One of Garce's favorite comments in his crits is “Let's muddle this a bit.” He doesn't accept anything I write a face value. He always looks deeper. He wants to complicate things. And because he knows me fairly well at this point (anyone who reads my erotic stories knows me rather personally, after all), he can get away with making connections between what I write and what I feel (as opposed to what my characters feel). For instance, he wrote the following about my story “The Antidote”.

[Lena] might be a more complex character if she were not satisfied to be in tepid resignation or compatibility with Jeff, or saw herself that way, and was rebelling against not only the restrictions being imposed on a naturally passionate nature by an authoritarian society, but also against her marriage. Her marriage was engineered by society, not by her own search for love after all. Going to the club is her moral rebellion against everything in her life. She reminds me a little of Henry Jekyll in the “Dr Jekyll and Mr. Hyde”. Jekyll wants to go on being the respected Victorian gentleman, but as Mr. Hyde he gets to party down. She is Jekyll, not by choice but to stay out of trouble, and taking her drug is her way of busting out as Miss Hyde. As presented, she’s rebelling against society, but what if she were also rebelling against her husband?

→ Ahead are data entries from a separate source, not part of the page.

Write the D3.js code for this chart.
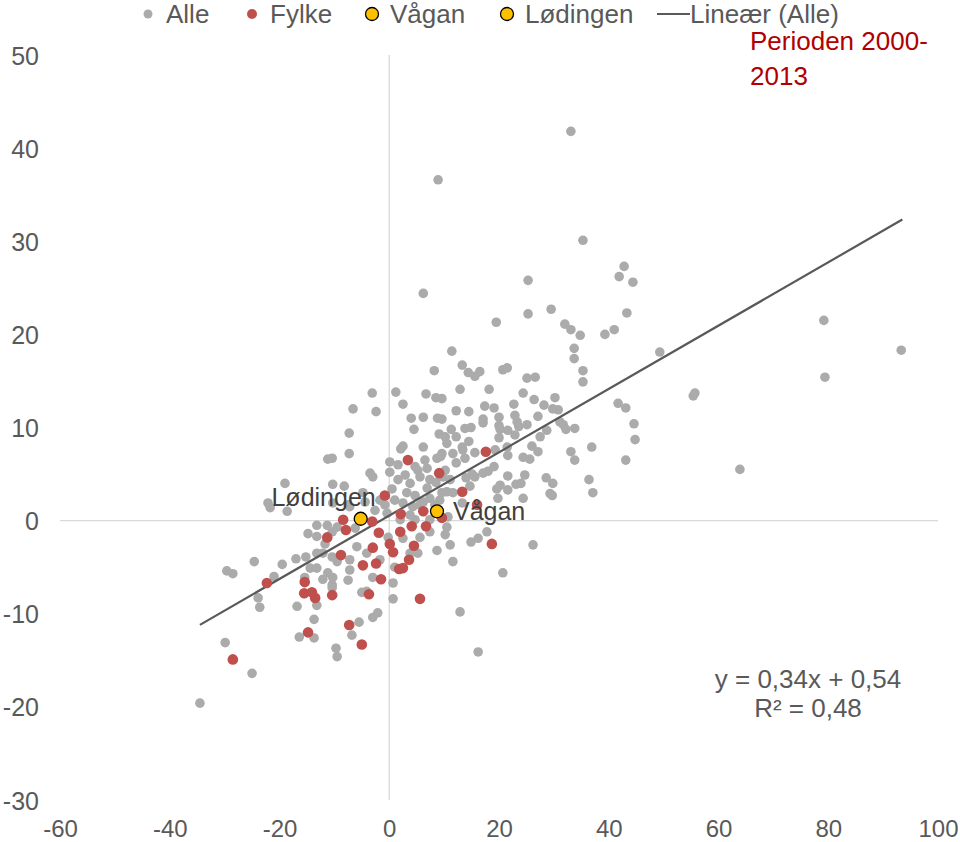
<!DOCTYPE html>
<html><head><meta charset="utf-8">
<script src="https://cdn.jsdelivr.net/npm/d3@7"></script>
<style>body{margin:0;background:#fff}svg{display:block}text{font-family:"Liberation Sans",Arial,sans-serif}</style>
</head><body><svg id="c" width="960" height="842"></svg>
<script>
// ---- data ----
const alleX = [33.1,8.9,35.3,42.8,41.9,44.4,25.3,6.2,25.3,29.5,19.5,43.3,32.0,33.1,34.8,39.3,41.0,79.2,93.3,49.3,79.4,55.4,55.7,63.9,33.7,33.7,35.3,35.3,30.2,29.8,30.8,41.7,43.1,31.1,31.7,32.2,33.8,44.6,44.8,36.9,33.1,33.8,43.1,29.8,36.4,37.1,29.7,
11.4,13.3,14.4,15.6,16.5,20.7,21.5,25.1,26.6,12.9,18.2,24.4,26.4,9.6,17.4,19.1,22.7,28.2,12.2,14.5,22.9,27.1,9.6,17.1,20.0,17.1,20.0,23.3,23.6,25.1,11.3,13.8,14.9,28.7,27.5,20.2,21.6,10.2,12.2,14.5,20.0,22.9,10.5,13.3,13.4,26.0,19.3,21.5,27.1,9.6,11.6,15.6,21.6,24.4,25.6,12.2,13.8,19.1,18.0,17.1,15.1,15.6,14.0,21.6,24.7,24.0,23.1,28.6,20.2,19.6,21.6,14.7,29.3,24.4,19.8,9.6,10.5,11.6,
10.7,11.1,14.9,16.2,17.8,26.2,11.6,20.7,12.9,16.2,10.5,13.3,
8.2,-3.1,1.2,6.7,8.5,-6.6,-2.4,2.5,4.0,6.2,8.8,4.5,-7.3,9.1,2.5,2.1,6.2,-7.3,9.4,-10.4,8.7,0.1,1.6,4.7,5.2,0.1,6.9,-3.5,-3.0,5.6,1.6,3.8,7.4,8.5,9.8,-8.2,-10.3,6.9,0.5,3.2,-4.8,-4.4,2.5,6.2,7.4,-7.5,
-10.3,-7.2,-0.4,4.3,3.8,-9.5,-6.2,-0.2,2.5,5.6,7.4,10.2,-5.9,-4.1,-1.7,-9.5,-7.2,3.8,5.2,8.7,1.0,-7.2,-7.5,-10.3,-10.4,-3.0,-5.0,-4.1,0.7,0.7,-2.1,-3.0,-5.5,-6.8,-9.7,-9.5,
-14.8,-13.2,-10.4,-11.7,-24.6,-19.5,-17.0,-15.2,-13.2,-12.1,-10.4,-29.6,-28.5,-21.0,-14.4,-13.2,-11.2,-15.4,-12.1,-10.4,-13.2,-23.9,-23.6,-16.8,-13.7,-29.9,-16.4,-13.7,-25.0,-34.5,
-11.2,-19.0,-22.1,-18.6,-21.7,-13.2,-11.3,
4.7,5.6,8.3,9.2,1.0,-0.8,2.0,4.7,7.4,-2.6,-1.7,2.9,6.5,10.2,11.1];
const alleY = [41.8,36.6,30.1,27.3,26.2,25.6,25.8,24.4,22.2,22.7,21.3,22.3,21.1,20.5,19.9,20.0,20.5,21.5,18.3,18.1,15.4,13.4,13.7,5.5,18.5,17.4,16.1,14.9,13.2,12.0,11.9,12.6,12.1,10.6,10.3,9.8,9.9,10.4,8.7,7.9,7.4,6.5,6.5,4.0,4.4,3.0,2.7,
18.2,16.7,15.9,15.5,16.0,16.2,16.4,15.3,15.4,14.1,14.1,13.7,13.0,13.1,12.3,12.1,12.5,12.4,11.8,11.7,11.3,11.2,10.9,10.9,11.1,10.5,10.2,10.6,10.1,10.3,9.8,9.9,10.0,9.7,9.0,9.8,9.7,9.0,9.0,8.5,8.9,9.2,8.3,7.9,7.6,8.0,7.6,7.9,7.4,7.2,7.2,7.3,7.0,6.8,6.6,6.2,6.7,5.8,5.3,5.1,5.0,4.7,4.6,4.8,4.9,4.0,3.9,4.6,3.8,3.4,3.3,3.7,2.9,2.4,2.4,3.0,3.1,3.0,
0.4,-2.6,-2.3,-1.9,-1.2,-2.6,-4.4,-5.6,-9.8,-14.1,-0.7,1.9,
16.1,13.7,13.8,13.6,13.2,12.0,11.7,12.5,11.0,11.1,11.0,9.8,9.4,9.3,8.0,7.7,7.9,7.2,6.9,6.7,6.7,6.3,6.0,5.8,5.4,5.2,5.6,5.1,4.7,4.7,4.4,4.0,4.4,4.1,4.7,3.7,3.9,3.5,3.4,3.0,3.0,2.0,1.9,2.0,2.4,1.7,
1.9,1.5,0.8,1.5,0.6,-0.7,-0.8,-1.8,-1.9,-1.8,-1.2,-1.5,-2.8,-3.5,-4.2,-4.4,-4.2,-3.5,-3.5,-3.2,-5.0,-5.3,-6.4,-6.1,-6.9,-6.1,-7.7,-7.6,-6.7,-8.4,-9.9,-10.4,-10.9,-12.3,-13.7,-14.6,
-1.4,-1.7,-1.2,-2.5,-4.4,-4.7,-4.1,-3.9,-3.5,-3.5,-3.9,-5.4,-5.7,-6.0,-5.1,-5.1,-5.6,-6.1,-6.3,-7.2,-9.1,-8.3,-9.3,-9.2,-10.6,-13.1,-12.5,-12.6,-16.4,-19.6,
6.6,4.0,1.9,1.0,1.4,-0.5,-0.5,
2.7,1.7,1.7,2.2,2.2,1.7,0.1,0.1,0.1,1.1,2.2,4.9,6.5,5.4,4.4];
const fylkeX = [-28.5,-22.3,-15.4,-15.5,-14.1,-13.5,-10.4,-11.3,-8.8,-14.8,-8.4,-7.9,-3.1,-1.9,2.1,6.2,9.6,4.1,6.7,2.0,-3.0,0.1,0.7,4.5,-4.8,-2.4,3.6,2.5,1.8,-1.5,-3.7,5.6,-7.3,-5.0,3.4,9.1,-0.8,17.6,13.3,18.7,16.0];
const fylkeY = [-14.9,-6.7,-6.6,-7.8,-7.7,-8.3,-8.0,-1.8,-3.7,-12.0,0.1,-1.0,-0.1,-1.3,0.7,1.0,0.3,-0.6,-0.6,-1.2,-2.9,-2.5,-3.4,-2.7,-4.8,-4.6,-4.2,-5.1,-5.2,-6.3,-7.9,-8.4,-11.2,-13.3,6.5,5.1,2.7,7.4,3.1,-2.5,1.7];
const vaganX = [8.7], vaganY = [1.0];
const lodingenX = [-5.2], lodingenY = [0.2];
const trendSlope = 0.34, trendIntercept = 0.54, trendRange = [-34.5, 93.5];
const xTicks = [-60,-40,-20,0,20,40,60,80,100];
const yTicks = [-30,-20,-10,0,10,20,30,40,50];
const legendLabels = ["Alle","Fylke","Vågan","Lødingen","Lineær (Alle)"];
const eqLines = ["y = 0,34x + 0,54","R² = 0,48"];
const periodLines = ["Perioden 2000-","2013"];

// ---- drawing ----
const svg = d3.select("#c");
const x = d3.scaleLinear().domain([-60,100]).range([60,938]);
const y = d3.scaleLinear().domain([-30,50]).range([800,55]);
const txt = "#595959";
const fmt = d => String(d);

// zero axes
svg.append("line").attr("x1",x(-60)).attr("x2",x(100)).attr("y1",y(0)).attr("y2",y(0)).attr("stroke","#d9d9d9").attr("stroke-width",1.3);
svg.append("line").attr("x1",x(0)).attr("x2",x(0)).attr("y1",y(50)).attr("y2",y(-30)).attr("stroke","#d9d9d9").attr("stroke-width",1.3);

// tick labels via axes
const ya = svg.append("g").attr("transform","translate(39,0)")
  .call(d3.axisLeft(y).tickValues(yTicks).tickSize(0).tickPadding(0).tickFormat(fmt));
ya.select(".domain").remove();
ya.selectAll("text").attr("font-size",25).attr("fill",txt).attr("dy","0.36em").attr("font-family","Liberation Sans, Arial, sans-serif");
const xa = svg.append("g").attr("transform","translate(0,820)")
  .call(d3.axisBottom(x).tickValues(xTicks).tickSize(0).tickPadding(0).tickFormat(fmt));
xa.select(".domain").remove();
xa.selectAll("text").attr("font-size",24).attr("fill",txt).attr("dy","0.36em").attr("y",8).attr("font-family","Liberation Sans, Arial, sans-serif");

// grey points
svg.append("g").selectAll("circle").data(d3.range(alleX.length)).join("circle")
  .attr("cx",i=>x(alleX[i])).attr("cy",i=>y(alleY[i])).attr("r",4.8).attr("fill","#ababab");

// trend line
svg.append("line").attr("x1",x(trendRange[0])).attr("y1",y(trendSlope*trendRange[0]+trendIntercept))
  .attr("x2",x(trendRange[1])).attr("y2",y(trendSlope*trendRange[1]+trendIntercept))
  .attr("stroke","#595959").attr("stroke-width",2.2);

// red
svg.append("g").selectAll("circle").data(d3.range(fylkeX.length)).join("circle")
  .attr("cx",i=>x(fylkeX[i])).attr("cy",i=>y(fylkeY[i])).attr("r",5.3).attr("fill","#c0504d");

// highlighted
function hi(xs,ys){
  svg.append("g").selectAll("circle").data(d3.range(xs.length)).join("circle")
    .attr("cx",i=>x(xs[i])).attr("cy",i=>y(ys[i])).attr("r",6.5).attr("fill","#ffc000").attr("stroke","#000").attr("stroke-width",1.3);
}
hi(vaganX,vaganY); hi(lodingenX,lodingenY);
svg.append("text").attr("x",x(vaganX[0])+16).attr("y",y(vaganY[0])+9).attr("font-size",25).attr("fill","#404040").text("Vågan");
svg.append("text").attr("x",x(lodingenX[0])+15).attr("y",y(lodingenY[0])-13).attr("text-anchor","end").attr("font-size",25).attr("fill","#404040").text("Lødingen");

// legend
const lg = svg.append("g");
const ly = 14;
lg.append("circle").attr("cx",148).attr("cy",ly).attr("r",4.5).attr("fill","#ababab");
lg.append("circle").attr("cx",252).attr("cy",ly).attr("r",5).attr("fill","#c0504d");
lg.append("circle").attr("cx",372).attr("cy",ly).attr("r",6.5).attr("fill","#ffc000").attr("stroke","#000").attr("stroke-width",1.3);
lg.append("circle").attr("cx",507).attr("cy",ly).attr("r",6.5).attr("fill","#ffc000").attr("stroke","#000").attr("stroke-width",1.3);
lg.append("line").attr("x1",657).attr("x2",690).attr("y1",ly).attr("y2",ly).attr("stroke","#595959").attr("stroke-width",2);
const lxs = [166,270,390,525,690];
legendLabels.forEach((t,i)=>lg.append("text").attr("x",lxs[i]).attr("y",ly).attr("dy","0.36em").attr("font-size",26).attr("fill",txt).text(t));

// period text
periodLines.forEach((t,i)=>svg.append("text").attr("x",750).attr("y",50+i*35).attr("font-size",26)
  .attr("font-family","Carlito, 'Open Sans', 'Noto Sans', sans-serif").attr("fill","#b00000").text(t));

// equation
eqLines.forEach((t,i)=>svg.append("text").attr("x",808).attr("y",679+i*29).attr("dy","0.36em").attr("text-anchor","middle")
  .attr("font-size",26).attr("fill",txt).text(t));
</script></body></html>
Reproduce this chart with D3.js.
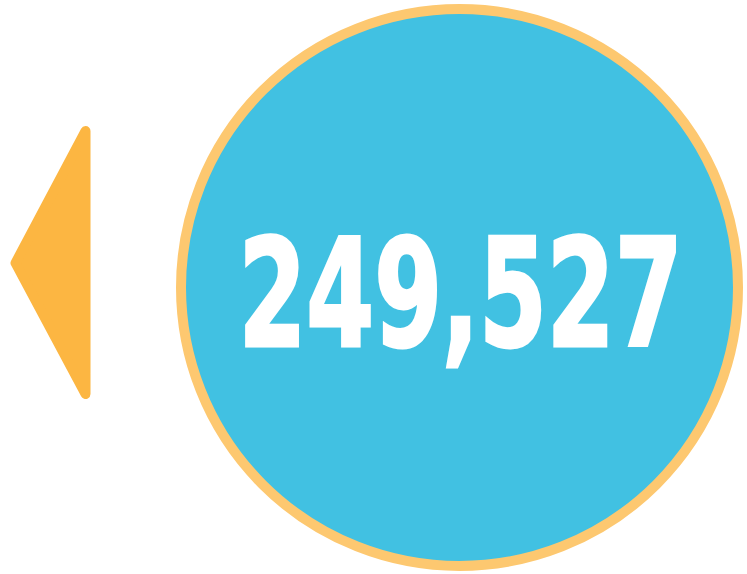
<!DOCTYPE html>
<html>
<head>
<meta charset="utf-8">
<script src="https://cdn.jsdelivr.net/npm/d3@7"></script>
<style>
  body { margin: 0; background: #fff; }
</style>
</head>
<body>
<svg id="chart"></svg>
<script>
// Figure values
var totals = [249527];
var labels = totals.map(d3.format(","));

// Canvas size
var width = 747;
var height = 574;

var svg = d3.select("#chart")
    .attr("width", width)
    .attr("height", height);

// Circle position
var cx = 459.5, cy = 287.5, r = 278.5;

svg.selectAll(".bubble")
    .data(totals)
  .enter().append("circle")
    .attr("class", "bubble")
    .attr("cx", cx)
    .attr("cy", cy)
    .attr("r", r)
    .style("fill", "#41c1e2")
    .style("stroke", "#fdc870")
    .style("stroke-width", 10);

// Left arrow, rounded corners via round join
var arrow = d3.line()([[85.5, 131], [15.5, 263], [85.5, 394]]);
svg.append("path")
    .attr("d", arrow + "Z")
    .style("fill", "#fcb642")
    .style("stroke", "#fcb642")
    .style("stroke-width", 10)
    .style("stroke-linejoin", "round");

// Number
svg.selectAll(".value")
    .data(labels)
  .enter().append("text")
    .attr("class", "value")
    .attr("x", 460.5)
    .attr("y", 345.5)
    .attr("text-anchor", "middle")
    .attr("textLength", 444)
    .attr("lengthAdjust", "spacingAndGlyphs")
    .style("font-family", "'Liberation Sans Narrow', 'DejaVu Sans Condensed', sans-serif")
    .style("font-weight", "bold")
    .style("font-size", "150px")
    .style("fill", "#fff")
    .style("stroke", "#fff")
    .style("stroke-width", 3)
    .text(function(d) { return d; });
</script>
</body>
</html>
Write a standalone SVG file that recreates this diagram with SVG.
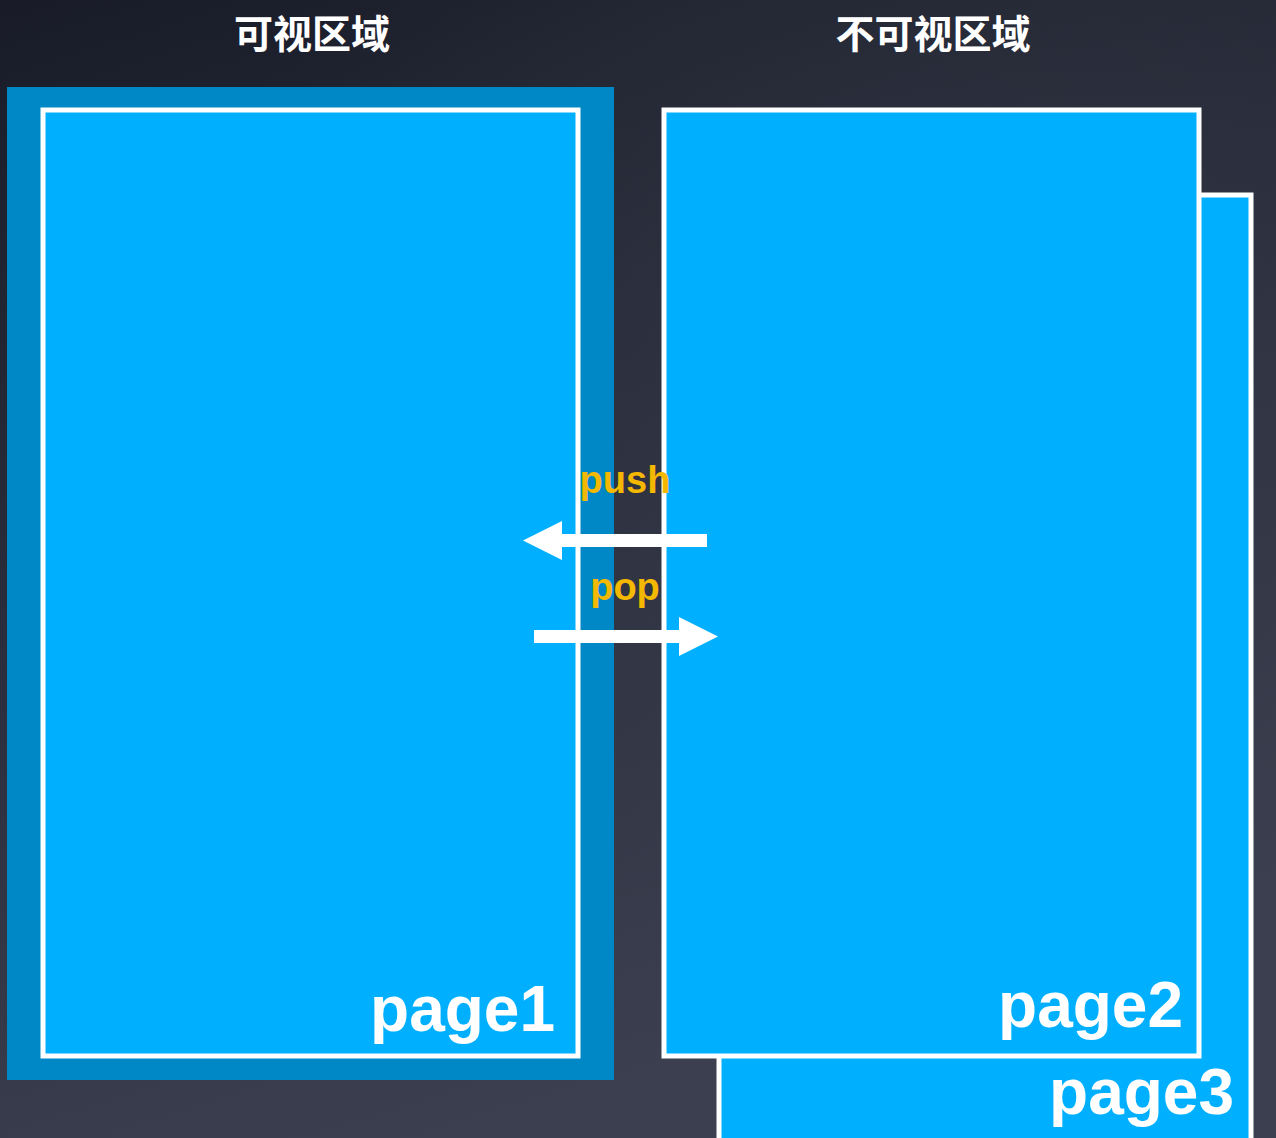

In this context when she gets bailed out by Jeff, she might think he’s going to punish her harshly or even violently, and at the least divorce her sorry ass, and maybe this is what society expects of him. But instead of a beating or worse, they break out in passion having been liberated by their sexual escapades, and discovering an excitingly dark side of each other unknown to the other before. He might even make a big show of indignation in the presence of the authorities, and then when they’re alone bring out the leather and handcuffs and a sheepish confession. They can discover things in their relationship with each other they never knew were there. After all, what obsession are you exploring here? Your own rebellion against romance genre convention.

In my opinion Lena is you. Let her be you even more.

Not what one normally expects in a critique. But I value his opinions and his insights, and once again, he put his finger on the reason that the story's original ending was weak.

I've learned a great deal from our discussions (of his work as well as of my own). Now I seem to have internalized some of his critical style. When I write, I sometimes hear his metaphorical voice (we've never actually spoken) whispering in my ear, making suggestions (often outrageous), asking questions (always difficult), forcing me to dig deeper and not be satisfied with my first inclinations.

I have a tendency to be lazy when I write. It's relatively easy for me to pen a tale that will titillate without really saying anything. You know, a potato chip story, tasty but with no substance. Garce makes me work. When I dare to ask him for a crit, I know that he won't let me off the hook until my story does more than just turn the reader on.

And for that, I'm seriously grateful.